Republican News · Thursday 1 July 1999

[An Phoblacht]

Tensions high after Garvaghy march ban

Tension throughout the Six Counties has risen following the 29 June Parades Commission ruling banning Orangemen from marching down the nationalist Garvaghy Road next Sunday, 4 July.

Almost immediately, the Orange Volunteers and Red Hand Defenders issued a joint statement warning of attacks on those involved in the ``sell out''. According to the loyalists groups' statements, their units were being ``put on standby from midnight''. Sinn Fein's Gerry Kelly has urged nationalists to be calm in the face of these threats from the Red Hand Defenders and Orange Volunteers. He said: ``Given that these groups have been responsible for scores of attacks on Catholics, including deaths, I would urge vigilance and calm at this difficult and dangerous time.'' In the early hours of Tuesday morning, loyalists attacked a Catholic woman and her young son in Finaghy in South Belfast, pushing a pipe bomb through the letter box of her door.

Within hours of the commission ruling, up to 1,000 Orangemen attempted to march down the Garvaghy Road. Denis Watson, County Grand Master of Armagh, announced that the County Armagh Lodge would be at Drumcree for 12 July instead of Killlylea in a direct response to the Parades Commission's ruling. ``We are going into dark days once again and I would appeal to ensure that there is unity within this institution and that we stand together until our rights are restored,'' he said, in a statement that can only confirm the fear that another lengthy standoff at Drumcree is imminent.

Sinn Féin Assembly member Dara O'Hagan, welcoming the Parade Commission's ruling said: ``In the context of a twelve-month siege and of massive intimidation and sectarian harassment by the Orange Order and its supporters, it is the correct and only decision that could have been made. Direct dialogue is the only way to resolve this issue.'' However, Portadown District Master Harold Gracey has stated that ``under no circumstances'' would he engage in dialogue with residents' spokesperson Breandán Mac Cionnaith again, demonstrating the Orange Order's continuing refusal to resolve the parades issue.

The Parades Commission ruling came at a time of increasing unease among nationalists, fearful that the Orange Order was intent on raising the temperature if the Drumcree ruling went against the Portadown Orangemen.

On Saturday 26 June, it was revealed that the Orange Order has applied for a further 1,300 parades in the next six weeks. A Parades Commission spokesperson confirmed that the Orange Order had indeed applied for the extra 1,300 parades throughout the North and that the commission was ``working its way through them''.

Orange Order spokesperson attempted to justify the parades by saying they were ``an expression of Orange culture'', but nationalists see the extra parades as an obvious attempt to further inflame an already tense situation.
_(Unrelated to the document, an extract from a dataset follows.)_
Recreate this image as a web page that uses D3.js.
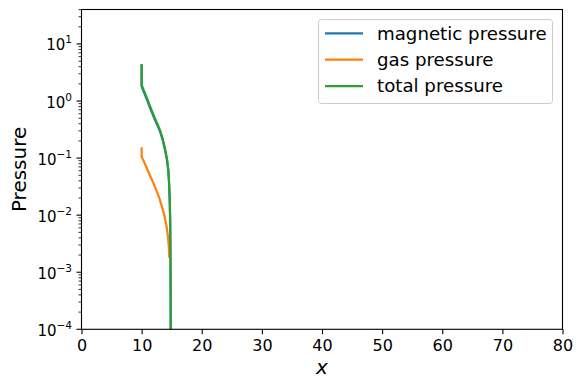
<!DOCTYPE html>
<html>
<head>
<meta charset="utf-8">
<script src="https://cdn.jsdelivr.net/npm/d3@7"></script>
<style>
  body { margin: 0; background: #fff; }
  text { font-family: "DejaVu Sans", sans-serif; fill: #000; }
</style>
</head>
<body>
<svg id="chart"></svg>
<script>
// valeurs
const xTotal = [10, 10, 10.5, 11.0, 11.4, 12.2, 12.7, 13.05, 13.5, 13.9, 14.2, 14.44, 14.58, 14.68, 14.75, 14.79, 14.82, 14.84, 14.86]
const totalPressure = [4.27, 1.91, 1.41, 1.05, 0.81, 0.50, 0.38, 0.31, 0.219, 0.145, 0.100, 0.063, 0.0355, 0.0178, 0.0079, 0.0025, 0.0005, 0.0001, 0.000001]
const xMagnetic = [10, 10, 10.5, 11.0, 11.4, 12.2, 12.7, 13.05, 13.5, 13.9, 14.2, 14.44, 14.58, 14.68, 14.75, 14.79, 14.82, 14.84, 14.86]
const magneticPressure = [4.12, 1.80, 1.33, 0.99, 0.76, 0.47, 0.36, 0.294, 0.208, 0.137, 0.094, 0.059, 0.033, 0.0165, 0.0079, 0.0025, 0.0005, 0.0001, 0.000001]
const xGas = [10, 10, 10.3, 10.8, 11.4, 12.0, 12.5, 13.0, 13.4, 13.8, 14.1, 14.35, 14.5, 14.61]
const gasPressure = [0.148, 0.105, 0.091, 0.069, 0.049, 0.0355, 0.0263, 0.0191, 0.0138, 0.0098, 0.0068, 0.00447, 0.0030, 0.00186]

const xTicks = [0, 10, 20, 30, 40, 50, 60, 70, 80]
const yTicks = [-4, -3, -2, -1, 0, 1]   // exposants
const seriesNames = ['magnetic pressure', 'gas pressure', 'total pressure']
const colors = ['#1f77b4', '#ff7f0e', '#2ca02c']

const width = 582, height = 390
const margin = {top: 9.5, right: 19.5, bottom: 60.7, left: 81.5}

const svg = d3.select('#chart').attr('width', width).attr('height', height)

const xScale = d3.scaleLinear().domain([0, 80]).range([margin.left, width - margin.right])
const yScale = d3.scaleLog().domain([1e-4, 40.2]).range([height - margin.bottom, margin.top])

// zone de clip
svg.append('clipPath').attr('id', 'clip')
   .append('rect')
   .attr('x', margin.left).attr('y', margin.top)
   .attr('width', width - margin.left - margin.right)
   .attr('height', height - margin.top - margin.bottom)

const line = d3.line()
   .x(d => xScale(d[0]))
   .y(d => yScale(d[1]))

const series = [
  d3.zip(xMagnetic, magneticPressure),
  d3.zip(xGas, gasPressure),
  d3.zip(xTotal, totalPressure)
]

const plot = svg.append('g').attr('clip-path', 'url(#clip)')
series.forEach((s, i) => {
  plot.append('path')
      .datum(s)
      .attr('d', line)
      .attr('fill', 'none')
      .attr('stroke', colors[i])
      .attr('stroke-width', 2.2)
      .attr('stroke-linejoin', 'round')
      .attr('stroke-linecap', 'square')
})

// axe x
const xAxis = d3.axisBottom(xScale).tickValues(xTicks).tickSize(5).tickPadding(5)
const gx = svg.append('g')
   .attr('transform', 'translate(0,' + (height - margin.bottom) + ')')
   .call(xAxis)
gx.select('.domain').remove()
gx.selectAll('line').attr('stroke', '#000').attr('stroke-width', 1.1)
gx.selectAll('text').style('font-size', '16px').attr('font-family', 'DejaVu Sans')

// axe y (log) : graduations majeures et mineures
const minorValues = []
for (let e = -4; e <= 1; e++) {
  for (let k = 2; k <= 9; k++) {
    const v = k * Math.pow(10, e)
    if (v <= 40.2) minorValues.push(v)
  }
}
const gy = svg.append('g').attr('transform', 'translate(' + margin.left + ',0)')
gy.selectAll('.minor')
  .data(minorValues)
  .enter()
  .append('line')
  .attr('x1', -3).attr('x2', 0)
  .attr('y1', d => yScale(d)).attr('y2', d => yScale(d))
  .attr('stroke', '#000').attr('stroke-width', 0.8)

const major = gy.selectAll('.major')
  .data(yTicks)
  .enter()
  .append('g')
  .attr('transform', d => 'translate(0,' + yScale(Math.pow(10, d)) + ')')
major.append('line').attr('x1', -5).attr('x2', 0).attr('stroke', '#000').attr('stroke-width', 1.1)
const lbl = major.append('text')
  .attr('text-anchor', 'end')
  .attr('x', -9.5)
  .attr('y', 6.5)
  .style('font-size', '15px')
lbl.append('tspan').text('10')
lbl.append('tspan')
   .attr('dy', -7)
   .style('font-size', '10.5px')
   .text(d => d < 0 ? '\u2212' + Math.abs(d) : String(d))

// cadre
svg.append('rect')
   .attr('x', margin.left).attr('y', margin.top)
   .attr('width', width - margin.left - margin.right)
   .attr('height', height - margin.top - margin.bottom)
   .attr('fill', 'none').attr('stroke', '#000').attr('stroke-width', 1.1)

// titres des axes
svg.append('text')
   .attr('transform', 'rotate(-90)')
   .attr('x', -(margin.top + height - margin.bottom) / 2)
   .attr('y', 26)
   .attr('text-anchor', 'middle')
   .style('font-size', '20px')
   .text('Pressure')

svg.append('text')
   .attr('x', (margin.left + width - margin.right) / 2)
   .attr('y', 374)
   .attr('text-anchor', 'middle')
   .style('font-size', '20px')
   .style('font-style', 'italic')
   .text('x')

// légende
const legend = svg.append('g')
legend.append('rect')
   .attr('x', 318.5).attr('y', 19.5)
   .attr('width', 234).attr('height', 84)
   .attr('rx', 3)
   .attr('fill', '#fff').attr('fill-opacity', 0.8)
   .attr('stroke', '#cccccc').attr('stroke-width', 1)
seriesNames.forEach((name, i) => {
  const y = 33.3 + i * 26.4
  legend.append('line')
        .attr('x1', 325).attr('x2', 363)
        .attr('y1', y).attr('y2', y)
        .attr('stroke', colors[i]).attr('stroke-width', 2.2)
  legend.append('text')
        .attr('x', 377).attr('y', y + 6.3)
        .style('font-size', '18.2px')
        .text(name)
})
</script>
</body>
</html>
Now, nationalist communities throughout the North are bracing themselves for a summer of conflict, especially those communities targeted by the Orange Order in literature they published at an ``evening of culture'' in the Waterfront Hall in Belfast in March, areas such as Bellaghy, Dunloy, Newtownbutler, and Roslea, predominantly nationalist towns which have opposed Orange parades in the past.


Orange Parades pass through nationalist areas

Nationalist areas in the Six Counties were unenthusiastic witnesses to a number of Orange Parades last weekend, marches which went ahead largely due to the RUC's saturation of nationalist areas.

In the Springfield Road in West Belfast on 26 June, an Orange march passed off without incident. At a peaceful protest staged by nationalists, hemmed in behind a large RUC blockade, Garvaghy Road Residents Coalition spokesperson Breandán Mac Cionnaith called on nationalists to stand together in a show of strength on the parades issue.

He said: ``It should no longer be left to the local communities to defend their rights - we need a Six-County organisation to stand up to the Orange Order.'' Springfield Road Residents' spokesperson John McGivern described the march as ``a total insult'' to the residents of the area and repeated the call for nationalists to stand together against the Orange Order.

Meanwhile, a contentious Orange parade also passed through the County Tyrone village of Mountfield. Residents' spokesperson for the area Barney McAleer described the Orange march through the 100% nationalist village on 27 June as nothing more than ``an Orange coat-trailing exercise which had little to do with religion''. He further stated that nationalist residents had tried to accommodate the Orange Order but had been met by an adamant refusal to engage in dialogue.